Ф. Б. Что ты сделал?
Р. Г. Сел на самолет. Но в Брюсселе дал задний ход и вернулся в Лос-Анджелес. Мне сказали, что у нее бывает просветление только на полчаса в день… Но дело даже не в этом. Все разом перегорело внутри. Я там был уже, так сказать, посмертно. Все-таки настоящее должно быть съедобно. Я не имел права так с ней поступить. Нет, не имел. Она на тридцать лет постарела и в психическом плане — полная развалина… Я не имел права так с ней поступить… Она даже не могла защитить себя, сказать «нет»… Это было бы насилием над нашим прошлым. Через тридцать лет понимаешь, что я хочу сказать. Наверняка для нее было важно остаться красивой. Я не поехал к ней. Она осталась красивой. Самой красивой.
Ф. Б. И ты попытался от этого освободиться в «Европе». Чтобы растоптать судьбу…
Р. Г. Судьбы нет. Нет господина по имени Судьба, в перчатках, с тростью и цилиндром. Есть мужчины и женщины, которые страдают в неразберихе, вперемешку, в беспорядке, кому как повезет. Но если в «Европе» я обратил подлинность в обман, то потому, что мне нужно было прижечь эту рану, защититься. Ответ «Чингиз-Хаима» ужасу — это смех сквозь зубы. Это пляска. Такая пляска, такая народная джига — единственный способ достичь легкости и вынести непомерное бремя. Я написал, не помню уже где, что если Атлас, державший на своих плечах небо, не был раздавлен его тяжестью, то лишь потому, что он был плясуном… Когда Рабле говорит, что смех есть свойство человека, он говорит о страдании…
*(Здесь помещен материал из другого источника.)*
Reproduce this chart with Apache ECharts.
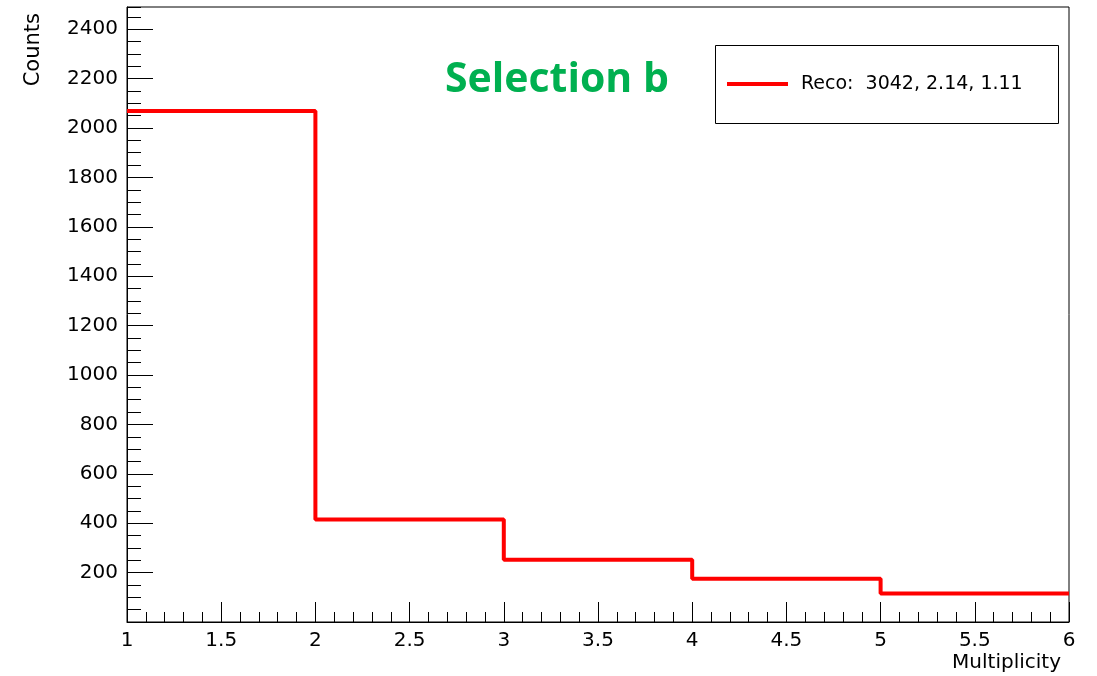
<!DOCTYPE html>
<html>
<head>
<meta charset="utf-8">
<script src="https://cdn.jsdelivr.net/npm/echarts@6/dist/echarts.min.js"></script>
<style>
html,body{margin:0;padding:0;background:#fff;}
#chart{width:1097px;height:676px;}
</style>
</head>
<body>
<div id="chart"></div>
<script>
// Histogram bin edges (Multiplicity) and counts
var binEdges = [1, 2, 3, 4, 5, 6];
var binCounts = [2069, 415, 252, 175, 115];
var xRange = [1, 6];
var yRange = [0, 2490];
var xTitle = 'Multiplicity';
var yTitle = 'Counts';
var plotTitle = 'Selection b';
var legendName = 'Reco:';
var legendStats = ['3042', '2.14', '1.11'];

// step data: each bin's left edge with its count, then closing point at last edge
var stepData = [];
for (var i = 0; i < binCounts.length; i++) stepData.push([binEdges[i], binCounts[i]]);
stepData.push([binEdges[binEdges.length - 1], binCounts[binCounts.length - 1]]);

var FONT = 'DejaVu Sans';
var chart = echarts.init(document.getElementById('chart'), null, {renderer: 'canvas'});
var gridPos = {left: 127, right: 28, top: 7, bottom: 54};

chart.setOption({
  animation: false,
  backgroundColor: '#fff',
  grid: Object.assign({show: true, borderColor: '#000', borderWidth: 1, backgroundColor: 'transparent'}, gridPos),
  xAxis: [
    {type: 'value', min: xRange[0], max: xRange[1], interval: 0.5,
     axisLine: {show: true, onZero: false, lineStyle: {color: '#000', width: 1}},
     axisTick: {show: true, inside: true, length: 20, lineStyle: {color: '#000', width: 1}},
     axisLabel: {color: '#000', fontFamily: FONT, fontSize: 20, margin: 9,
       formatter: function (v) { return String(Math.round(v * 10) / 10); }},
     splitLine: {show: false}},
    {type: 'value', min: xRange[0], max: xRange[1], interval: 0.1, position: 'bottom',
     axisLine: {show: false},
     axisTick: {show: true, inside: true, length: 10, lineStyle: {color: '#000', width: 1}},
     axisLabel: {show: false}, splitLine: {show: false}}
  ],
  yAxis: [
    {type: 'value', min: yRange[0], max: yRange[1], interval: 200,
     axisLine: {show: true, onZero: false, lineStyle: {color: '#000', width: 1}},
     axisTick: {show: true, inside: true, length: 26, lineStyle: {color: '#000', width: 1}},
     axisLabel: {color: '#000', fontFamily: FONT, fontSize: 20, margin: 9,
       showMinLabel: false, showMaxLabel: false,
       formatter: function (v) { return (v % 200 === 0 && v > 0) ? String(v) : ''; }},
     splitLine: {show: false}},
    {type: 'value', min: yRange[0], max: yRange[1], interval: 50, position: 'left',
     axisLine: {show: false},
     axisTick: {show: true, inside: true, length: 14, lineStyle: {color: '#000', width: 1}},
     axisLabel: {show: false}, splitLine: {show: false}}
  ],
  series: [{
    type: 'line', step: 'end', data: stepData, showSymbol: false, symbol: 'none',
    xAxisIndex: 0, yAxisIndex: 0,
    lineStyle: {color: '#ff0000', width: 4}, z: 5
  }],
  graphic: [
    {type: 'text', x: 34, y: 13, rotation: Math.PI / 2,
     style: {text: yTitle, font: '21px "' + FONT + '"', fill: '#000', align: 'right', verticalAlign: 'middle'}},
    {type: 'text', x: 1061, y: 663,
     style: {text: xTitle, font: '20px "' + FONT + '"', fill: '#000', align: 'right', verticalAlign: 'middle'}},
    {type: 'text', x: 445, y: 80,
     style: {text: plotTitle, font: 'bold 41px "Open Sans"', fill: '#00b050', align: 'left', verticalAlign: 'middle'}},
    {type: 'rect', shape: {x: 715.5, y: 45.5, width: 343, height: 78},
     style: {fill: '#fff', stroke: '#000', lineWidth: 1}, z: 10},
    {type: 'line', shape: {x1: 727, y1: 84, x2: 788, y2: 84},
     style: {stroke: '#ff0000', lineWidth: 4}, z: 11},
    {type: 'text', x: 801, y: 84, z: 11,
     style: {text: legendName + '  ' + legendStats.join(', '), font: '19px "' + FONT + '"', fill: '#000', align: 'left', verticalAlign: 'middle'}}
  ]
});
</script>
</body>
</html>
Ф. Б. Жульничество, самозванство, шарлатанство играют важную роль в твоем творчестве. Тюльпан объявляет голодовку, но тайком ест, чтобы иметь силы для продолжения голодовки, чтобы, его протест длился бесконечно. Его протест — недовольство существующим порядком, как сказали бы сейчас, — превращается в надувательство, злоупотребление доверием…
11
Имеется в виду роман Поля Гимара «Мелочи жизни».